The effect of grain size on the tensile and creep properties of Mg–2.6Nd–0.35Zn–xZr alloys at 250 °C

Abstract

A systematic study has been made of the effect of grain size on the tensile and creep properties of Mg–2.6Nd–0.35Zn–xZr (in wt%) alloys (ML10 or ZM6) at 250 °C, the maximum long-service temperature for these alloys. Grain sizes ranging from 102 to 920 μm were produced in the T6 state after grain refinement with Zr. The sand cast Mg–2.6Nd–0.35Zn alloy solidified as largely columnar grains (900±430 μm). An addition of 1.8% Zr reduced the grain size to 84 μm but most grains were still irregular rather than equiaxed. The grain size increased linearly with 1/Q (Q: growth restriction factor) calculated from the soluble Zr content only. Significant grain hexagonalization occurred during solid solution treatment at 530 °C (720 min). Both the yield strength and ultimate tensile strength at 250 °C followed the Hall–Petch relationship while the ductility increased linearly with decreasing grain size. The steady-state creep rate at 250 °C increased significantly with decreasing grain size but followed the general power law at each stress level evaluated (50–90 MPa). The effect of grain size on creep is related to the applied stress where the grain size effect exponent p showed a linear dependency on applied stress. To satisfy the requirements for both the tensile and creep properties at 250 °C, the T6 grain size of these alloys should be limited to about 174 μm. However, when the T6 grain size is <100 μm, it may result in a significant increase in the steady-state creep rate.

Introduction

MgNdZnZr based alloys in the composition ranges of (2.0–2.8)% Nd, (0.2–0.7)% Zn and (0.4–1.0)% Zr (in wt%) are commercially important creep resistant Mg alloys [1]. Compared with the more creep resistant yttrium-containing (the WE series) magnesium alloys, they are more cost affordable for applications up to 250 °C. The alloy system was first developed in Russia in the early 1960s for aerospace applications, known as ML10 [2], [3]. It was subsequently introduced into China and classified as ZM6, where ZM refers to cast Mg alloys and the digit 6 represents one of the 10 series sand cast Mg alloys in the category of aeronautical materials [1]. Over the last decade researchers have continued to develop magnesium-rare earth (RE) based sand cast creep-resistant Mg alloys for potential automotive and aerospace applications [4], [5], [6]. Our assessment is that the MgNdZn system will continue to be a prime candidate Mg system for long-term applications up to 250 °C. A recent detailed CALPHAD assessment of the MgNdZn system [7] has provided a useful thermodynamic basis for its further improvement.

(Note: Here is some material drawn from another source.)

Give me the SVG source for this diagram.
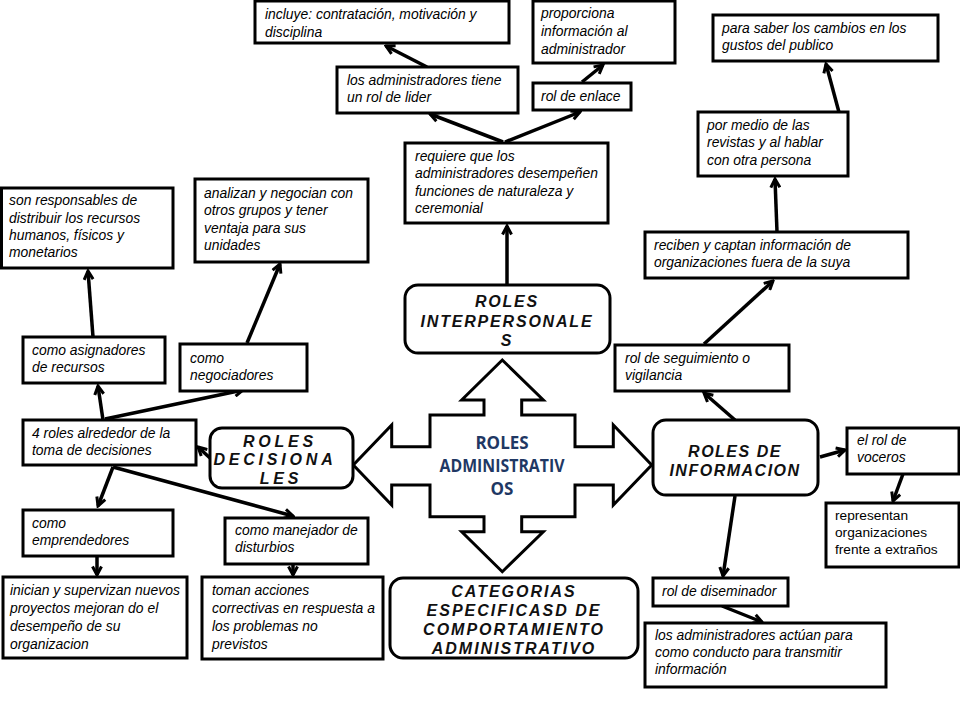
<svg xmlns="http://www.w3.org/2000/svg" width="960" height="720" viewBox="0 0 960 720">
<style>
.bx{fill:#fff;stroke:#000;stroke-width:3}
.t{font-family:"Liberation Sans",Arial,sans-serif;font-style:italic;font-size:13.9px;fill:#000}
.r{font-family:"Liberation Sans",Arial,sans-serif;font-size:13.7px;fill:#000}
.h{font-family:"Liberation Sans",Arial,sans-serif;font-style:italic;font-weight:bold;font-size:16px;fill:#111;text-anchor:middle}
.c line{stroke:#000;stroke-width:3.5;marker-end:url(#ah)}
</style>
<defs>
<marker id="ah" viewBox="0 0 12 12" refX="10" refY="6" markerWidth="12" markerHeight="12" markerUnits="userSpaceOnUse" orient="auto">
<path d="M1.5,1.5 L10,6 L1.5,10.5" fill="none" stroke="#000" stroke-width="3"/>
</marker>
</defs>
<rect width="960" height="720" fill="#fff"/>

<g id="connectors" class="c">
<line x1="507" y1="285" x2="507" y2="226"/>
<line x1="503" y1="142" x2="430" y2="114"/>
<line x1="505" y1="142" x2="580" y2="112"/>
<line x1="427" y1="67" x2="386" y2="46"/>
<line x1="582" y1="82" x2="603" y2="65"/>
<line x1="777" y1="232" x2="775" y2="179"/>
<line x1="847" y1="142" x2="826" y2="64"/>
<line x1="704" y1="344" x2="773" y2="281"/>
<line x1="735" y1="420" x2="704" y2="393"/>
<line x1="820" y1="457" x2="845" y2="450"/>
<line x1="903" y1="474" x2="893" y2="501"/>
<line x1="735" y1="496" x2="723" y2="576"/>
<line x1="722" y1="606" x2="762" y2="622"/>
<line x1="103" y1="420" x2="98" y2="386"/>
<line x1="105" y1="419" x2="243" y2="390"/>
<line x1="93" y1="337" x2="88" y2="271"/>
<line x1="247" y1="343" x2="280" y2="264"/>
<line x1="210" y1="458" x2="198" y2="447"/>
<line x1="113" y1="467" x2="98" y2="506"/>
<line x1="113" y1="467" x2="293" y2="516"/>
<line x1="97" y1="556" x2="97" y2="575"/>
<line x1="293" y1="564" x2="293" y2="575"/>
</g>

<g id="center">
<path class="bx" d="M502.3,360 L543.3,400 L521.7,400 L521.7,415 L575,415 L575,446.7 L613.3,446.7 L613.3,425 L651.7,465 L613.3,505 L613.3,485 L575,485 L575,516.7 L521.7,516.7 L521.7,531.7 L543.3,531.7 L502.3,571.7 L461.7,531.7 L484,531.7 L484,516.7 L430,516.7 L430,485 L391.7,485 L391.7,505 L353.3,465 L391.7,425 L391.7,446.7 L430,446.7 L430,415 L484,415 L484,400 L461.7,400 Z" stroke-width="2.5"/>
<g font-family="'Open Sans','Liberation Sans',sans-serif" font-weight="bold" font-size="17" fill="#1f3864" text-anchor="middle">
<text x="502" y="449">ROLES</text>
<text x="502" y="472" textLength="125" lengthAdjust="spacingAndGlyphs">ADMINISTRATIV</text>
<text x="502" y="495">OS</text>
</g>
</g>

<g id="interpersonales">
<rect class="bx" x="405" y="285" width="205" height="68" rx="13"/>
<text class="h" letter-spacing="1.8" x="507" y="307">ROLES</text>
<text class="h" letter-spacing="1.8" x="507" y="327">INTERPERSONALE</text>
<text class="h" letter-spacing="1.8" x="507" y="346">S</text>
</g>

<g id="decisionales">
<rect class="bx" x="210" y="428" width="143" height="60" rx="12"/>
<text class="h" letter-spacing="3.8" x="280" y="447">ROLES</text>
<text class="h" letter-spacing="3.8" x="275" y="465">DECISIONA</text>
<text class="h" letter-spacing="3.8" x="281" y="484">LES</text>
</g>

<g id="informacion">
<rect class="bx" x="653" y="420" width="165" height="75" rx="13"/>
<text class="h" letter-spacing="1.5" x="735" y="457">ROLES DE</text>
<text class="h" letter-spacing="1.5" x="735" y="476">INFORMACION</text>
</g>

<g id="categorias">
<rect class="bx" x="390" y="578" width="248" height="80" rx="13"/>
<text class="h" letter-spacing="2" x="514" y="597">CATEGORIAS</text>
<text class="h" letter-spacing="2" x="514" y="616">ESPECIFICASD DE</text>
<text class="h" letter-spacing="2" x="514" y="635">COMPORTAMIENTO</text>
<text class="h" letter-spacing="2" x="514" y="654">ADMINISTRATIVO</text>
</g>

<g id="n-incluye">
<rect class="bx" x="255" y="1" width="254" height="42"/>
<text class="t" x="265" y="19">incluye: contratación, motivación y</text>
<text class="t" x="265" y="37">disciplina</text>
</g>

<g id="n-proporciona">
<rect class="bx" x="533" y="1" width="142" height="62"/>
<text class="t" x="541" y="18">proporciona</text>
<text class="t" x="541" y="36">información al</text>
<text class="t" x="541" y="54">administrador</text>
</g>

<g id="n-lider">
<rect class="bx" x="337" y="67" width="181" height="46"/>
<text class="t" x="347" y="85">los administradores tiene</text>
<text class="t" x="347" y="102">un rol de lider</text>
</g>

<g id="n-enlace">
<rect class="bx" x="533" y="83" width="98" height="27"/>
<text class="t" x="541" y="101">rol de enlace</text>
</g>

<g id="n-requiere">
<rect class="bx" x="405" y="143" width="203" height="80"/>
<text class="t" x="415" y="161">requiere que los</text>
<text class="t" x="415" y="178">administradores desempeñen</text>
<text class="t" x="415" y="196">funciones de naturaleza y</text>
<text class="t" x="415" y="213">ceremonial</text>
</g>

<g id="n-gustos">
<rect class="bx" x="713" y="15" width="225" height="46"/>
<text class="t" x="722" y="33">para saber los cambios en los</text>
<text class="t" x="722" y="50">gustos del publico</text>
</g>

<g id="n-revistas">
<rect class="bx" x="698" y="112" width="150" height="64"/>
<text class="t" x="707" y="130">por medio de las</text>
<text class="t" x="707" y="147">revistas y al hablar</text>
<text class="t" x="707" y="165">con otra persona</text>
</g>

<g id="n-reciben">
<rect class="bx" x="645" y="232" width="263" height="46"/>
<text class="t" x="654" y="250">reciben y captan información de</text>
<text class="t" x="654" y="267">organizaciones fuera de la suya</text>
</g>

<g id="n-seguimiento">
<rect class="bx" x="615" y="345" width="174" height="46"/>
<text class="t" x="625" y="363">rol de seguimiento o</text>
<text class="t" x="625" y="380">vigilancia</text>
</g>

<g id="n-voceros">
<rect class="bx" x="847" y="428" width="112" height="46"/>
<text class="t" x="857" y="445">el rol de</text>
<text class="t" x="857" y="462">voceros</text>
</g>

<g id="n-representan">
<rect class="bx" x="826" y="503" width="133" height="64"/>
<text class="r" x="835" y="520">representan</text>
<text class="r" x="835" y="537">organizaciones</text>
<text class="r" x="835" y="554">frente a extraños</text>
</g>

<g id="n-diseminador">
<rect class="bx" x="653" y="578" width="135" height="28"/>
<text class="t" x="662" y="596">rol de diseminador</text>
</g>

<g id="n-conducto">
<rect class="bx" x="645" y="623" width="241" height="64"/>
<text class="t" x="655" y="640">los administradores actúan para</text>
<text class="t" x="655" y="657">como conducto para transmitir</text>
<text class="t" x="655" y="674">información</text>
</g>

<g id="n-responsables">
<rect class="bx" x="1.5" y="188" width="171.5" height="80"/>
<text class="t" x="9" y="205">son responsables de</text>
<text class="t" x="9" y="223">distribuir los recursos</text>
<text class="t" x="9" y="240">humanos, físicos y</text>
<text class="t" x="9" y="257">monetarios</text>
</g>

<g id="n-analizan">
<rect class="bx" x="195" y="179" width="173" height="83"/>
<text class="t" x="204" y="198">analizan y negocian con</text>
<text class="t" x="204" y="215">otros grupos y tener</text>
<text class="t" x="204" y="233">ventaja para sus</text>
<text class="t" x="204" y="250">unidades</text>
</g>

<g id="n-asignadores">
<rect class="bx" x="23" y="337" width="142" height="46"/>
<text class="t" x="32" y="355">como asignadores</text>
<text class="t" x="32" y="372">de recursos</text>
</g>

<g id="n-negociadores">
<rect class="bx" x="180" y="344" width="127" height="47"/>
<text class="t" x="190" y="363">como</text>
<text class="t" x="190" y="380">negociadores</text>
</g>

<g id="n-4roles">
<rect class="bx" x="23" y="420" width="173" height="45"/>
<text class="t" x="32" y="438">4 roles alrededor de la</text>
<text class="t" x="32" y="455">toma de decisiones</text>
</g>

<g id="n-emprendedores">
<rect class="bx" x="23" y="510" width="150" height="46"/>
<text class="t" x="32" y="528">como</text>
<text class="t" x="32" y="545">emprendedores</text>
</g>

<g id="n-manejador">
<rect class="bx" x="225" y="518" width="143" height="46"/>
<text class="t" x="235" y="535">como manejador de</text>
<text class="t" x="235" y="552">disturbios</text>
</g>

<g id="n-inician">
<rect class="bx" x="3" y="577" width="184" height="81"/>
<text class="t" x="10" y="595">inician y supervizan nuevos</text>
<text class="t" x="10" y="613">proyectos mejoran do el</text>
<text class="t" x="10" y="631">desempeño de su</text>
<text class="t" x="10" y="649">organizacion</text>
</g>

<g id="n-toman">
<rect class="bx" x="202" y="577" width="181" height="82"/>
<text class="t" x="212" y="595">toman acciones</text>
<text class="t" x="212" y="613">correctivas en respuesta a</text>
<text class="t" x="212" y="631">los problemas no</text>
<text class="t" x="212" y="649">previstos</text>
</g>
</svg>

The main role of each alloying element in the ML10 or ZM6 alloys can be summarized below. Nd is the prime strengthening element which forms fine Mg₁₂(Zn,Nd) precipitates with Mg and Zn in the T6 microstructure [2], [3], [8]. The small presence of Zn (0.2%–0.7%) promotes precipitation of basal precipitate plates in the alloy in addition to prismatic precipitate plates [8]. Zr imparts to these alloys structural uniformity and consistency in performance through potent grain refinement [9].

The room temperature and elevated temperature (up to 300 °C) properties, including creep properties, of the ML10 or ZM6 alloys have been well documented in Ref. [1] based on detailed Russian and Chinese work. However, there is little systematic information about the effect of the grain size on the tensile and creep properties of these alloys at elevated temperatures. Commercial practice generally aims to produce a fine as-cast grain structure through a significant addition of Zr [10]. Bettles et al. [11], [12] have recently studied the influence of grain size (46–536 μm) on the tensile, compressive, creep and bolt load retention (BLR) properties of a similar Mg alloy (AM-SC1) in the T6 state up to 177 °C (similar to ML10 or ZM6, AM-SC1 typically contains 1.7% Nd, 1.0% other RE elements, 0.5% Zn, 1.0% Zr and balance Mg [12]). The yield strength of the alloy showed a clear Hall–Petch relationship at 177 °C with grain size in the range of 235–536 μm and the steady-state creep rate peaked at the grain size of 235 μm [12]. However, grain refinement below 200 μm did not show any significant effect on the properties of the AM-SC1 alloy at either 150 °C or 177 °C [12]. These results indicate that the influence of the grain size on the mechanical behavior of Mg–RE based alloys is not straightforward.

The purposes of this study are threefold: to assess the effect of grain size on the tensile and creep properties of Mg–2.65Nd–0.30Zn–xZr alloys at 250 °C; to identify the maximum T6 grain size, rather than the as-cast grain size, that can still meet the design performance criteria of the alloy at 250 °C; and to evaluate the effect of the solid solution treatment on grain growth and morphology. The motivation for the last two purposes is that commercial practice has long focused on achieving a fine equiaxed as-cast grain structure using excessive Zr. It is therefore of practical importance to clarify both issues.